Just discovered this wild backstory about one of the biggest chip suppliers powering the AI boom right now. Micron Technology started in 1978 literally in a dentist's basement in Boise, Idaho. Four founders with an idea to design memory chips - their first contract was a 64-kilobit memory chip. By 1981 they'd already built a full fabrication plant.



What's crazy is how this company basically rode every major computing wave. Their 64K DRAM ended up in Commodore 64s and early PCs. They kept pushing - cracked 1-megabit in 1987, then ventured into video RAM and static RAM. All those incremental improvements in memory architecture through the 90s and 2000s?
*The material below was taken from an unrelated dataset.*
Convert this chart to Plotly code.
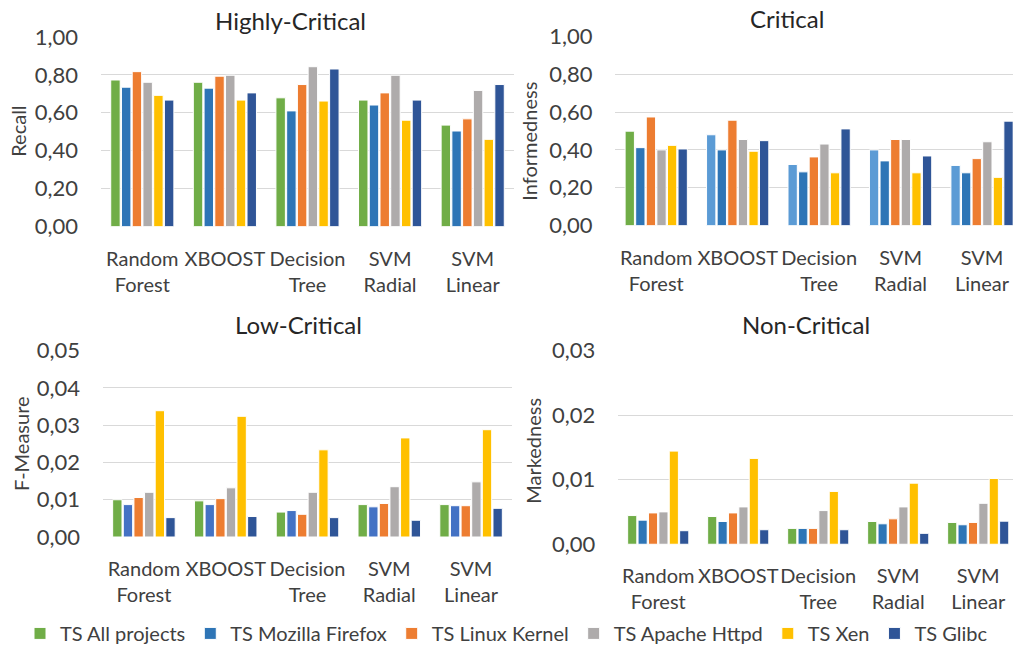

That was laying the groundwork for everything that came after.

The company accumulated 60,000 patents along the way. Think about that - decades of R&D in memory technology. Video RAM for graphics, pseudo-static RAM that made smartphones feasible, NAND flash, solid-state drives. Each innovation seemed incremental at the time but they were building the entire infrastructure that data centers and AI systems would eventually need.

Now fast forward to today. AI data centers are exploding in demand, and suddenly all those foundational memory technologies are absolutely critical. Micron went from a basement startup to a global manufacturer with facilities worldwide, and they're positioned right in the middle of the AI buildout. The interesting part isn't just that they're benefiting from AI - it's that they spent 40+ years perfecting exactly what the AI era needed.

The path wasn't smooth though. Memory chip cycles are brutal, lots of ups and downs. But that's what separated the survivors from the ones that didn't make it. Worth paying attention to how the old guard is actually winning the AI race, not just the new startups everyone's hyping.